- **Exercise inputs**
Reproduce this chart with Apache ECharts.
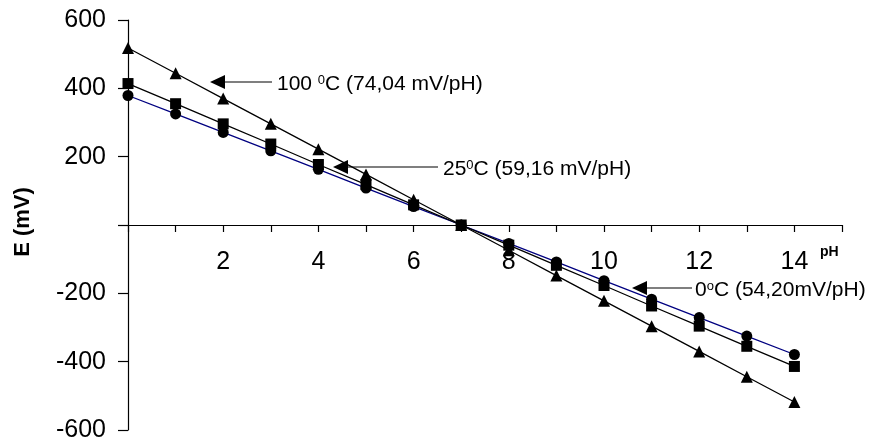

==

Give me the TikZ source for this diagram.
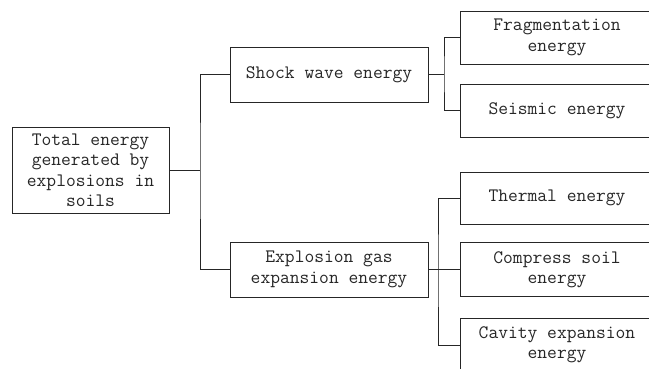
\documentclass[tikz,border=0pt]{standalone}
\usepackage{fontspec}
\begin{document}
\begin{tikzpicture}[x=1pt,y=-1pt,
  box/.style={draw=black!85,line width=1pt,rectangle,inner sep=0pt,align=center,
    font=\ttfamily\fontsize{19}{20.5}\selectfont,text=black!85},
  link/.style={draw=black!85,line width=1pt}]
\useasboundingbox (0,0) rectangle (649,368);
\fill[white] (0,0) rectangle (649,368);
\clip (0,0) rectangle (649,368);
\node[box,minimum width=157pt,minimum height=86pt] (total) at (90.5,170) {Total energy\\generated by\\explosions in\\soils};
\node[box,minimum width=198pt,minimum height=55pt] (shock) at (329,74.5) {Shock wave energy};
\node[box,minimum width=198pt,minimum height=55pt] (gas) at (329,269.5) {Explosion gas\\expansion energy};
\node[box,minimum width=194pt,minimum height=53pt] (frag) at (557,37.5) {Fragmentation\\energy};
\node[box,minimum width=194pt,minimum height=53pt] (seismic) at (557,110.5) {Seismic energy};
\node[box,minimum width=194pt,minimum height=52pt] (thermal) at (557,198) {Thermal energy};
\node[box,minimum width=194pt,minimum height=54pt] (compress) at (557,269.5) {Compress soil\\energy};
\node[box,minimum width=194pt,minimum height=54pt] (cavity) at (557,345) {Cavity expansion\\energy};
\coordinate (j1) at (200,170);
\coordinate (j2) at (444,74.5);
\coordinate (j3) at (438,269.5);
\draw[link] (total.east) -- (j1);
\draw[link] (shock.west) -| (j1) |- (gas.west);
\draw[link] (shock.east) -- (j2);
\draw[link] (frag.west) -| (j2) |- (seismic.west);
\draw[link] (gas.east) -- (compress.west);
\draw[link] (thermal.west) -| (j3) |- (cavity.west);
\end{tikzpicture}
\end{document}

- **Challenge**
Report all lines of the data above that include the string "this".

- **Written answer**
Reproduce this chart with Apache ECharts.
Give me the TikZ source for this diagram.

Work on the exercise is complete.